Once scoring is figured out, we can write our Trick class:
class Trick { final Suit trump; final TablePosition lead; final Map<TablePosition, PlayingCard> plays; Trick(this.trump, this.lead, this.plays); TablePosition determineWinner() { TablePosition pos = lead; Suit leadSuit = plays[lead].getSuit(trump); int highScore = trickCardScore(plays[pos], leadSuit, trump); TablePosition winner = pos; for (int i = 0; i < 3; i++) { pos = pos.next; int s = trickCardScore(plays[pos], leadSuit, trump); if (s > highScore) { highScore = s; winner = pos; } } return winner; } }
Alright, that’s all the necessary modelling for Euchre. Let’s render a nice looking euchre table with our four players. We need some widget that can render the players on the four sides of the table. Luckily, with flutter, layout like this is a cinch. Here’s a widget that will do the job:
class EuchreTableWidget extends StatelessWidget { final Map<TablePosition, Widget> players; final Widget tableCenter; const EuchreTableWidget({this.players, this.tableCenter}); @override Widget build(BuildContext context) => Column( mainAxisAlignment: MainAxisAlignment.spaceBetween, children: <Widget>[ RotatedBox(quarterTurns: 2, child: players[TablePosition.north]), Row( mainAxisAlignment: MainAxisAlignment.spaceBetween, children: <Widget>[ RotatedBox(quarterTurns: 1, child: players[TablePosition.west]), tableCenter, RotatedBox(quarterTurns: 3, child: players[TablePosition.east]), ] ), players[TablePosition.south], ] ); }
Most of this is simple, hopefully. The cards will be rendered at the sides of the table. I’ve used RotatedBox to make it look like the cards are facing the player. I also provided a “tableCenter” widget. This can be some UI element that gets passed in. The center is a reasonable place to put a UI for a simple AI visualizer.

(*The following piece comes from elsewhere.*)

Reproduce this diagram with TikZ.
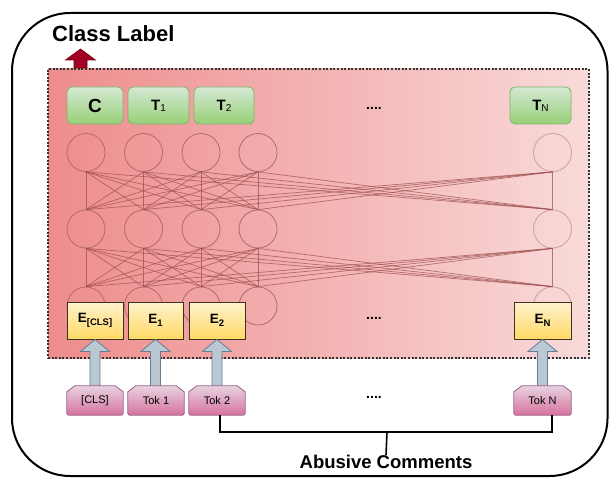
\documentclass[tikz,border=0pt]{standalone}
\usepackage{fontspec}
\setmainfont{Liberation Sans}
\usetikzlibrary{calc}

\definecolor{netred}{RGB}{160,80,80}
\definecolor{ringred}{RGB}{180,105,105}
\definecolor{ringpale}{RGB}{200,160,160}
\definecolor{encleft}{RGB}{238,140,140}
\definecolor{encright}{RGB}{249,218,218}
\definecolor{greentop}{RGB}{213,232,212}
\definecolor{greenbot}{RGB}{151,208,119}
\definecolor{greenline}{RGB}{130,179,102}
\definecolor{yellowtop}{RGB}{255,242,204}
\definecolor{yellowbot}{RGB}{255,217,102}
\definecolor{yellowline}{RGB}{60,50,30}
\definecolor{pinktop}{RGB}{232,210,224}
\definecolor{pinkbot}{RGB}{213,115,157}
\definecolor{pinkline}{RGB}{153,97,133}
\definecolor{arrowfill}{RGB}{186,200,211}
\definecolor{arrowline}{RGB}{100,125,145}
\definecolor{labelred}{RGB}{162,0,37}
\definecolor{labelredline}{RGB}{111,0,0}

% block arrow rising from the top of #1 to the bottom of #2
\newcommand\liftarrow[2]{%
  \path[inarrow] let \p1=(#2.south), \p2=(#1.north) in
    (\x1,\y1) -- (\x1+14.5pt,\y1-12pt) -- (\x1+5pt,\y1-12pt)
    -- (\x1+5pt,\y2-4pt) -- (\x1-5pt,\y2-4pt) -- (\x1-5pt,\y1-12pt)
    -- (\x1-14.5pt,\y1-12pt) -- cycle;}

% word-piece outline with clipped upper corners, over the frame of node #1
\newcommand\tokoutline[1]{%
  \path[tokfill] ([xshift=8pt]#1.north west) -- ([xshift=-8pt]#1.north east)
    -- ([yshift=-6pt]#1.north east) [rounded corners=2pt] -- (#1.south east)
    -- (#1.south west) [sharp corners] -- ([yshift=-6pt]#1.north west) -- cycle;}

\begin{document}
\begin{tikzpicture}[x=1pt,y=-1pt,
  frame/.style={draw=black,line width=2pt,rounded corners=58pt},
  encbox/.style={draw=black!80,line width=2.4pt,dash pattern=on 2pt off 1.6pt,
    minimum width=541pt,minimum height=289pt,inner sep=0pt},
  neuron/.style={circle,draw=ringred,line width=0.8pt,minimum size=38pt,inner sep=0pt},
  netline/.style={draw=netred,draw opacity=0.75,line width=0.7pt},
  outbox/.style={draw=greenline,line width=0.8pt,rounded corners=5pt,top color=greentop,bottom color=greenbot,
    minimum height=37pt,inner sep=0pt},
  embbox/.style={draw=yellowline,line width=0.9pt,top color=yellowtop,bottom color=yellowbot,
    minimum height=37pt,inner sep=0pt},
  tokframe/.style={rectangle,minimum height=29pt,minimum width=56pt,inner sep=0pt},
  tokfill/.style={draw=pinkline,line width=0.8pt,top color=pinktop,bottom color=pinkbot},
  toktext/.style={inner sep=0pt,font=\fontsize{11}{11}\selectfont},
  inarrow/.style={fill=arrowfill,draw=arrowline,line width=0.8pt},
  classarrow/.style={fill=labelred,draw=labelredline,line width=0.6pt},
  ellipsis/.style={font=\bfseries\fontsize{14}{14}\selectfont},
  bracket/.style={draw=black,line width=1.6pt},
  bigtitle/.style={font=\bfseries\fontsize{22}{22}\selectfont,inner sep=0pt},
  subtitle/.style={font=\bfseries\fontsize{18.5}{18.5}\selectfont,inner sep=0pt}
]
\useasboundingbox (0,0) rectangle (609,478);

% outer frame
\draw[frame] (12,13) rectangle (607.5,476);

% title
\node[bigtitle,anchor=base west] (title) at (52,42) {Class Label};

% encoder area: gradient ground, then the dotted border
\shade[left color=encleft,right color=encright] (48,69) rectangle (589,358);
\node[encbox] (enc) at (318.5,213.5) {};
\draw[classarrow] (80.5,49) -- (95.5,60) -- (87,60) -- (87,68) -- (74,68) -- (74,60) -- (65.5,60) -- cycle;

% three layers of neurons; the far column sits on the pale side
\foreach \r/\y in {1/152.5,2/229,3/306} {
  \foreach \c/\x in {1/86,2/143.5,3/201,4/258}
    \node[neuron] (n\r\c) at (\x,\y) {};
  \node[neuron,draw=ringpale] (n\r5) at (552.5,\y) {};
}
\foreach \c in {1,...,5}
  \foreach \d in {1,...,5} {
    \draw[netline] (n1\c.south) -- (n2\d.north);
    \draw[netline] (n2\c.south) -- (n3\d.north);
  }

% output tokens
\node[outbox,minimum width=56pt] (oc) at (95,105.5) {\bfseries\fontsize{19}{19}\selectfont C};
\node[outbox,minimum width=61pt] (o1) at (158.5,105.5) {\bfseries\fontsize{15}{15}\selectfont T\raisebox{-1pt}{\mdseries\fontsize{10}{10}\selectfont 1}};
\node[outbox,minimum width=60pt] (o2) at (224,105.5) {\bfseries\fontsize{15}{15}\selectfont T\raisebox{-1pt}{\mdseries\fontsize{10}{10}\selectfont 2}};
\node[outbox,minimum width=61pt] (on) at (540.5,105.5) {\bfseries\fontsize{15}{15}\selectfont T\raisebox{-1pt}{\mdseries\fontsize{10}{10}\selectfont N}};
\node[ellipsis] (odots) at (374,108) {....};

% input embeddings
\node[embbox,minimum width=56pt] (ecls) at (95,320.5) {\bfseries\fontsize{13.5}{13.5}\selectfont E\raisebox{-3.5pt}{\fontsize{9.5}{9.5}\selectfont [CLS]}};
\node[embbox,minimum width=55pt] (e1) at (155.5,320.5) {\bfseries\fontsize{13.5}{13.5}\selectfont E\raisebox{-3.5pt}{\fontsize{9.5}{9.5}\selectfont 1}};
\node[embbox,minimum width=56pt] (e2) at (217,320.5) {\bfseries\fontsize{13.5}{13.5}\selectfont E\raisebox{-3.5pt}{\fontsize{9.5}{9.5}\selectfont 2}};
\node[embbox,minimum width=57pt] (en) at (542.5,320.5) {\bfseries\fontsize{13.5}{13.5}\selectfont E\raisebox{-3.5pt}{\fontsize{9.5}{9.5}\selectfont N}};
\node[ellipsis] (edots) at (374,318) {....};

% word pieces: frames first, then arrows, outlines and labels on top
\node[tokframe] (tcls) at (95,400.5) {};
\node[tokframe] (t1) at (156,400.5) {};
\node[tokframe] (t2) at (217,400.5) {};
\node[tokframe,minimum width=57pt] (tn) at (542.5,400.5) {};
\liftarrow{tcls}{ecls}
\liftarrow{t1}{e1}
\liftarrow{t2}{e2}
\liftarrow{tn}{en}
\tokoutline{tcls}
\tokoutline{t1}
\tokoutline{t2}
\tokoutline{tn}
\node[toktext] (lcls) at (tcls) {[CLS]};
\node[toktext] (l1) at (t1) {Tok 1};
\node[toktext] (l2) at (t2) {Tok 2};
\node[toktext] (ln) at (tn) {Tok N};
\node[ellipsis] (tdots) at (374,397) {....};

% grouping bracket
\coordinate (brk) at (387,432);
\draw[bracket] ([xshift=3pt]t2.south) |- (brk) -| ([xshift=9.5pt]tn.south);
\node[subtitle] (group) at (386,462) {Abusive Comments};
\draw[bracket] (brk) -- (group.north);
\end{tikzpicture}
\end{document}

Let’s throw this in our main. We can just center it inside the same container we were using before, like so:
class EuchreGame extends StatelessWidget { @override Widget build(BuildContext context) { Size screenSize = MediaQuery.of(context).size; Size tableSize = screenSize.width > screenSize.height ? Size(screenSize.height * .9, screenSize.height * .9) : Size(screenSize.width * .9, screenSize.width * .9); double cardHeight = tableSize.height / 6.0; double cardWidth = cardHeight * .714; // yes, I measured an actual playing card Size cardSize = Size(cardWidth, cardHeight); // deal an actual deck! List<PlayingCard> cards = newShuffledDeck(); Widget north = CardStackWidget(.7, cards.sublist(0, 5).map((c) => CardBackWidget(cardSize)).toList(), cardSize); Widget east = CardStackWidget(.7, cards.sublist(5, 10).map((c) => CardBackWidget(cardSize)).toList(), cardSize); Widget west = CardStackWidget(.7, cards.sublist(10, 15).map((c) => CardBackWidget(cardSize)).toList(), cardSize); Widget south = CardStackWidget(-.2, cards.sublist(15, 20).map((c) => SimpleCardWidget(c, cardSize)).toList(), cardSize); return Scaffold( body: Container( color: Colors.green, child: Center( child: Container( height: tableSize.height, width: tableSize.width, child: EuchreTableWidget( players: { TablePosition.north: north, TablePosition.west: west, TablePosition.east: east, TablePosition.south: south, }, tableCenter: SizedBox(width: 20, height: 20,), // Nothing... ), ), ), ) ); } }
If we run that code, it looks like this:
I think this is a suitable look and feel for our Euchre AI visualizer. It’s simple, readable, and not completely atrocious. In the next chapter, we’ll add interactivity and a basic random AI to make the game playable!